Valedictorian Chaim Lowy spoke of the Torah’s emphasis on the value of hakarat hatov. Commentators say that the gifts and tithes given to the biblical kohanim were offers of thanks for the blessings that the kohanim bestowed on the nation of Israel. The commentators ask, however, why such thanks were required; after all, weren’t the kohanim commanded to bless the people? They answer that even though the kohanim were doing their duty, one must give thanks for every benefit one receives. Lowy asked his fellow graduates to thank everyone who helped him or her reach this important chapter in their lives.
Dean Esther Lowy and Dr. Aaron Brownstein presented the following academic awards: the Business Major Award to Moshe Cohen, who arrived at Touro from England and became an active supporter of Touro student life in his capacity as student council president; the Psychology Major Award to Rina Kamravvapour; and the Spirit of Touro Award to Illana Drubach, who exemplified Touro’s commitment to community service and to Jewish life everywhere.

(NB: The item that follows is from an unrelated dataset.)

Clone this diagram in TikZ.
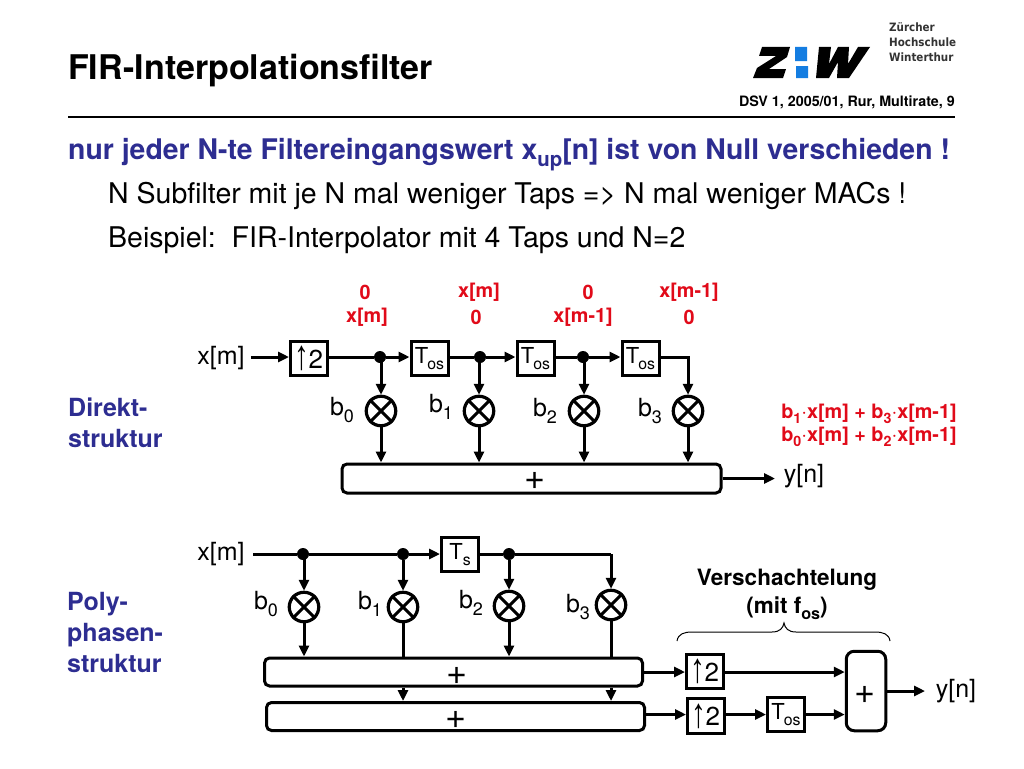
\documentclass[tikz,border=0pt]{standalone}
\usepackage{fontspec}
\setmainfont{TeX Gyre Heros}
\newfontfamily\arrfont{Liberation Sans}
\newfontfamily\logofont{DejaVu Sans Condensed}
\usetikzlibrary{arrows.meta,calc}
\definecolor{headblue}{RGB}{45,45,145}
\definecolor{redtxt}{RGB}{225,10,25}
\definecolor{zhblue}{RGB}{20,125,225}
\newcommand\sbs[1]{\raisebox{-.25em}{\scalebox{.72}{#1}}}
\newcommand\fsz[1]{\fontsize{#1}{#1}\selectfont}
\newcommand\uparr{\raisebox{-.12em}{\scalebox{1.35}[1.9]{\arrfont\fsz{22}↑}}}
\newcommand\upblock{\uparr\kern-1pt{\fsz{26}2}}
\newcommand\delayos{{\fsz{22}T\kern-1pt\raisebox{-.3em}{\scalebox{.72}{os}}}}
\newcommand\delays{{\fsz{22}T\raisebox{-.3em}{\scalebox{.72}{s}}}}
\tikzset{
  x=1pt,y=-1pt,
  wire/.style={line width=3pt},
  arr/.style={line width=3pt,-{Stealth[length=11pt,width=10pt,inset=0pt]}},
  blockbox/.style={draw,line width=3pt,minimum width=37pt,minimum height=34.5pt,inner sep=0pt,outer sep=1.5pt},
  sumbox/.style={draw,line width=3pt,rounded corners=5pt,inner sep=0pt,outer sep=1.5pt},
  mult/.style={draw,circle,line width=3.2pt,minimum size=29.5pt,inner sep=0pt,outer sep=1.5pt},
  junction/.style={fill,circle,minimum size=12pt,inner sep=0pt},
  lbl/.style={font=\fsz{25},inner sep=0pt},
  plussign/.style={font=\fsz{36},inner sep=0pt},
  redl/.style={font=\fsz{19.8}\bfseries,text=redtxt,inner sep=0pt},
  side/.style={font=\fsz{25}\bfseries,text=headblue,inner sep=0pt,anchor=base west},
  txt/.style={font=\fsz{28.5},inner sep=0pt,anchor=base west},
  logotxt/.style={font=\logofont\bfseries\fsz{11.5},inner sep=0pt,anchor=west,text=black!80},
}
\newcommand\crossm[1]{\draw[line width=3pt] (#1.45)--(#1.225) (#1.135)--(#1.315);}
\begin{document}
\begin{tikzpicture}
\useasboundingbox (0,0) rectangle (1024,768);
\fill[white] (0,0) rectangle (1024,768);
% header
\node[font=\fsz{34}\bfseries,inner sep=0pt,anchor=base west] (title) at (68,79) {FIR-Interpolationsfilter};
\fill (753,78) -- (757,68) -- (776,56) -- (759,56) -- (762,47) -- (790,47) -- (787,57) -- (769,69) -- (786,69) -- (783,78) -- cycle;
\fill[zhblue] (795,47) rectangle (807,61) (796,66) rectangle (808,78);
\fill (819,47) -- (831,47) -- (829,64) -- (838,47) -- (849,47) -- (848,64) -- (858,47) -- (870,47) -- (849,78) -- (837,78) -- (838,62) -- (829,78) -- (816,78) -- cycle;
\node[logotxt] (l1) at (889,27) {Zürcher};
\node[logotxt] (l2) at (889,42) {Hochschule};
\node[logotxt] (l3) at (889,57) {Winterthur};
\node[font=\fsz{14.3}\bfseries,inner sep=0pt,anchor=base east] (ref) at (955,106) {DSV 1, 2005/01, Rur, Multirate, 9};
\draw[line width=2pt] (68,117) -- (955,117);
\node[font=\fsz{28.4}\bfseries,text=headblue,inner sep=0pt,anchor=base west] (head) at (68,159) {nur jeder N-te Filtereingangswert x\sbs{up}[n] ist von Null verschieden !};
\node[txt] (t1) at (108,203) {N Subfilter mit je N mal weniger Taps => N mal weniger MACs !};
\node[txt] (t2) at (108,247) {Beispiel:\ \ FIR-Interpolator mit 4 Taps und N=2};
% side labels
\node[side] at (68,416) (s1) {Direkt-};
\node[side] at (68,447) (s2) {struktur};
\node[side] at (67,610) (s3) {Poly-};
\node[side] at (67,641) (s4) {phasen-};
\node[side] at (67,672) (s5) {struktur};
% red labels
\node[redl] (r1) at (365,292) {0};
\node[redl] (r2) at (367,317) {x[m]};
\node[redl] (r3) at (479,292) {x[m]};
\node[redl] (r4) at (476,317) {0};
\node[redl] (r5) at (588,292) {0};
\node[redl] (r6) at (583,317) {x[m-1]};
\node[redl] (r7) at (689,292) {x[m-1]};
\node[redl] (r8) at (689,317) {0};
\node[redl] (r9) at (869,414) {b\sbs{1}$\cdot$x[m] + b\sbs{3}$\cdot$x[m-1]};
\node[redl] (r10) at (869,437) {b\sbs{0}$\cdot$x[m] + b\sbs{2}$\cdot$x[m-1]};
% direct structure
\node[lbl] (xa) at (221,358) {x[m]};
\node[blockbox] (up) at (309,358.5) {\upblock};
\node[blockbox] (t1a) at (429.5,358.5) {\delayos};
\node[blockbox] (t2a) at (535.5,358.5) {\delayos};
\node[blockbox] (t3a) at (640.5,358.5) {\delayos};
\node[junction] (j1) at (380,357) {};
\node[junction] (j2) at (480,357) {};
\node[junction] (j3) at (583,357) {};
\coordinate (c1) at (688,357);
\node[mult] (m0) at (381,411) {};
\node[mult] (m1) at (479,411) {};
\node[mult] (m2) at (584,411) {};
\node[mult] (m3) at (688,411) {};
\crossm{m0}\crossm{m1}\crossm{m2}\crossm{m3}
\node[lbl] (b0) at (342,410) {b\sbs{0}};
\node[lbl] (b1) at (441,407) {b\sbs{1}};
\node[lbl] (b2) at (545,411) {b\sbs{2}};
\node[lbl] (b3) at (650,411) {b\sbs{3}};
\node[sumbox,minimum width=379pt,minimum height=29pt] (sa) at (531.5,478.5) {};
\node[plussign] (pa) at (535,481) {+};
\node[lbl] (ya) at (804,476) {y[n]};
\draw[arr] ($(xa.east |- j1)+(6,0)$) -- (up.west |- j1);
\draw[wire] (up.east |- j1) -- (j1);
\draw[arr] (j1) -- (t1a.west |- j1);
\draw[wire] (t1a.east |- j1) -- (j2);
\draw[arr] (j2) -- (t2a.west |- j1);
\draw[wire] (t2a.east |- j1) -- (j3);
\draw[arr] (j3) -- (t3a.west |- j1);
\draw[arr] (t3a.east |- j1) -- (c1) -- (m3.north);
\draw[arr] (m0 |- j1) -- (m0.north);
\draw[arr] (m1 |- j1) -- (m1.north);
\draw[arr] (m2 |- j1) -- (m2.north);
\draw[arr] (m0.south) -- (m0.south |- sa.north);
\draw[arr] (m1.south) -- (m1.south |- sa.north);
\draw[arr] (m2.south) -- (m2.south |- sa.north);
\draw[arr] (m3.south) -- (m3.south |- sa.north);
\draw[arr] (sa.east) -- (775,478.5);
% polyphase
\node[lbl] (xb) at (221,554) {x[m]};
\coordinate (c0) at (253,554);
\node[junction] (k0) at (303,554) {};
\node[junction] (k1) at (403,554) {};
\node[blockbox] (ts) at (460,554.5) {\delays};
\node[junction] (k2) at (509,554) {};
\coordinate (c2) at (611,554);
\node[mult] (n0) at (304,607) {};
\node[mult] (n1) at (403,607) {};
\node[mult] (n2) at (509,606) {};
\node[mult] (n3) at (611,605) {};
\crossm{n0}\crossm{n1}\crossm{n2}\crossm{n3}
\node[lbl] (c0l) at (266,604) {b\sbs{0}};
\node[lbl] (c1l) at (370,604) {b\sbs{1}};
\node[lbl] (c2l) at (471,603) {b\sbs{2}};
\node[lbl] (c3l) at (578,607) {b\sbs{3}};
\node[sumbox,minimum width=378pt,minimum height=28pt] (sb) at (453.5,672) {};
\node[sumbox,minimum width=378pt,minimum height=28pt] (sc) at (455.5,716.5) {};
\node[plussign] (pb) at (457,676) {+};
\node[plussign] (pc) at (456,720) {+};
\node[blockbox] (ub) at (705,671.5) {\upblock};
\node[blockbox] (uc) at (706,716) {\upblock};
\node[blockbox] (tc) at (786,714.5) {\delayos};
\node[draw,line width=3pt,rounded corners=8pt,minimum width=39.5pt,minimum height=79.5pt,inner sep=0pt,outer sep=1.5pt] (bigp) at (866,691) {};
\node[plussign] (pd) at (865,695) {+};
\node[lbl] (yb) at (956,691) {y[n]};
\coordinate (bp1) at (bigp.west |- sb);
\coordinate (bp2) at (bigp.west |- tc);
\draw[wire] (c0) -- (k0) -- (k1);
\draw[arr] (k1) -- (ts.west |- k1);
\draw[wire] (ts.east |- k1) -- (k2) -- (c2);
\draw[arr] (c2) -- (n3.north);
\draw[arr] (n0 |- k0) -- (n0.north);
\draw[arr] (k1) -- (n1.north);
\draw[arr] (k2) -- (n2.north);
\draw[arr] (n0.south) -- (n0.south |- sb.north);
\draw[wire] (n1.south) -- (n1.south |- sb.north);
\draw[arr] (n2.south) -- (n2.south |- sb.north);
\draw[wire] (n3.south) -- (n3.south |- sb.north);
\draw[arr] (n1 |- sb.south) -- (n1 |- sc.north);
\draw[arr] (n3 |- sb.south) -- (n3 |- sc.north);
\draw[arr] (sb.east) -- (ub.west |- sb);
\draw[arr] (sc.east |- tc) -- (uc.west |- tc);
\draw[arr] (ub.east |- sb) -- (bp1);
\draw[arr] (uc.east |- tc) -- (tc.west);
\draw[arr] (tc.east) -- (bp2);
\draw[arr] (bigp.east) -- (925,691);
% brace and note
\node[font=\fsz{22.5}\bfseries,inner sep=0pt] (v1) at (787,580) {Verschachtelung};
\node[font=\fsz{22.5}\bfseries,inner sep=0pt] (v2) at (787,608) {(mit f\sbs{os})};
\draw[line width=1pt] (677,641) .. controls (678,634) and (684,632) .. (692,632) -- (772,632) .. controls (780,632) and (783,628) .. (784,623) .. controls (785,628) and (788,632) .. (796,632) -- (875,632) .. controls (883,632) and (889,634) .. (890,641);
\end{tikzpicture}
\end{document}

Dean Lowy pointed out that the biblical figure, Korach,sought honors– not because he had earned them, but because he believed he was entitled to them. “You will find,” she warned the graduates, “that this sense of entitlement is rampant in modern society. People seem to have all but forgotten the inspiring words of the late President Kennedy: ‘Ask not what your country can do for you; ask what you can do for your country.’ ” She urged the graduates to never overlook an opportunity to grant another person kindness and consideration, for one never knows how and when that kindness will be repaid.
Lowy’s words were precisely the attitude of the school’s founder, Dr. Bernard Lander, zt”l, who never allowed an opportunity to be considerate and helpful go by – even during busy times.